— Instructions for the task —
Retype the records below from their first line through the line holding "0.0003, 0.0000, 0]", including both ends and no pictures.

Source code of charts
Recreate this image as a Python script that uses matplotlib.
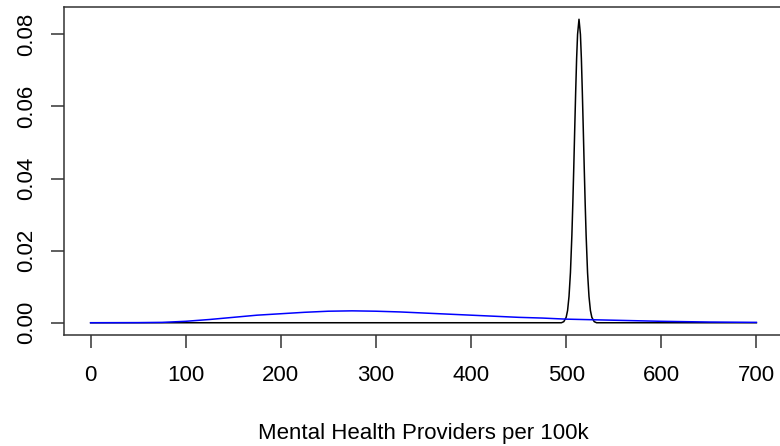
import matplotlib
matplotlib.use("Agg")
import matplotlib.pyplot as plt

# Black density curve (narrow peak)
black_x = [0, 495, 497.5, 500, 501.5, 503, 504.5, 506, 507, 508, 509, 510, 511, 512,
           513.5, 515, 516, 517, 518, 519, 520, 521, 522.5, 524, 525.5, 527, 529.5, 532, 700]
black_y = [0, 0.0000, 0.0003, 0.0015, 0.0034, 0.0073, 0.0139, 0.0242, 0.0330, 0.0430,
           0.0537, 0.0640, 0.0733, 0.0800, 0.0842, 0.0800, 0.0733, 0.0640, 0.0537, 0.0430,
           0.0330, 0.0242, 0.0139, 0.0073, 0.0034, 0.0015, 0.0003, 0.0000, 0]

# Blue density curve (broad)
blue_x = [0, 50, 75, 100, 125, 150, 175, 200, 225, 250, 275, 300, 325, 350, 375, 400,
          425, 450, 475, 500, 550, 600, 650, 700]
blue_y = [0.0, 0.00003, 0.0001, 0.0004, 0.0009, 0.0015, 0.0021, 0.0025, 0.0029, 0.0032,
          0.0033, 0.0032, 0.0030, 0.0027, 0.0024, 0.0021, 0.0018, 0.0015, 0.0013, 0.0010,
          0.0007, 0.0004, 0.0002, 0.0001]

x_ticks = [0, 100, 200, 300, 400, 500, 600, 700]
y_ticks = [0.00, 0.02, 0.04, 0.06, 0.08]
y_tick_labels = ["0.00", "0.02", "0.04", "0.06", "0.08"]
x_label = "Mental Health Providers per 100k"

plt.rcParams['font.family'] = ['Liberation Sans', 'DejaVu Sans']
fs = 16

fig = plt.figure(figsize=(7.8, 4.46), dpi=100)
# plot region extends slightly beyond the right edge of the image, as in the reference
ax = fig.add_axes([64/780, 111/446, 719/780, 328/446])

ax.plot(black_x, black_y, color="black", lw=1.1)
ax.plot(blue_x, blue_y, color="blue", lw=1.1)

ax.set_xlim(-28, 728)
ax.set_ylim(-0.0034, 0.0876)
ax.set_xticks(x_ticks)
ax.set_xticklabels([str(t) for t in x_ticks], fontsize=fs)
ax.set_yticks(y_ticks)
ax.set_yticklabels(y_tick_labels, fontsize=fs, rotation=90, va="center")
ax.tick_params(axis="both", direction="out", length=9.5, width=1.1, color="#333333")
ax.tick_params(axis="x", pad=12)
ax.tick_params(axis="y", pad=10)
for s in ax.spines.values():
    s.set_linewidth(1.1)
    s.set_color("#333333")

fig.text(423/780, 7/446, x_label, ha="center", va="baseline", fontsize=fs)

fig.savefig("out.png", dpi=100)
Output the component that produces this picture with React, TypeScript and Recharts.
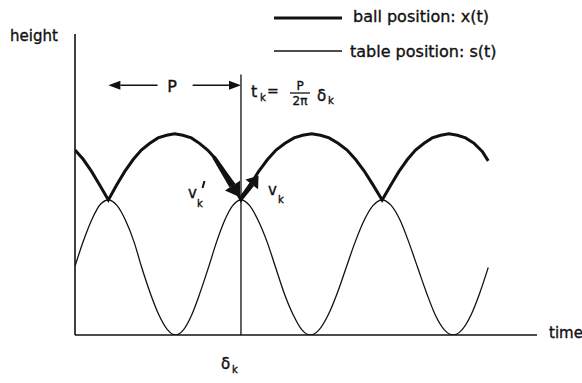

— Task response —
Recreate this image as a Python script that uses matplotlib.
import matplotlib
matplotlib.use("Agg")
import matplotlib.pyplot as plt

# Black density curve (narrow peak)
black_x = [0, 495, 497.5, 500, 501.5, 503, 504.5, 506, 507, 508, 509, 510, 511, 512,
           513.5, 515, 516, 517, 518, 519, 520, 521, 522.5, 524, 525.5, 527, 529.5, 532, 700]
black_y = [0, 0.0000, 0.0003, 0.0015, 0.0034, 0.0073, 0.0139, 0.0242, 0.0330, 0.0430,
           0.0537, 0.0640, 0.0733, 0.0800, 0.0842, 0.0800, 0.0733, 0.0640, 0.0537, 0.0430,
           0.0330, 0.0242, 0.0139, 0.0073, 0.0034, 0.0015, 0.0003, 0.0000, 0]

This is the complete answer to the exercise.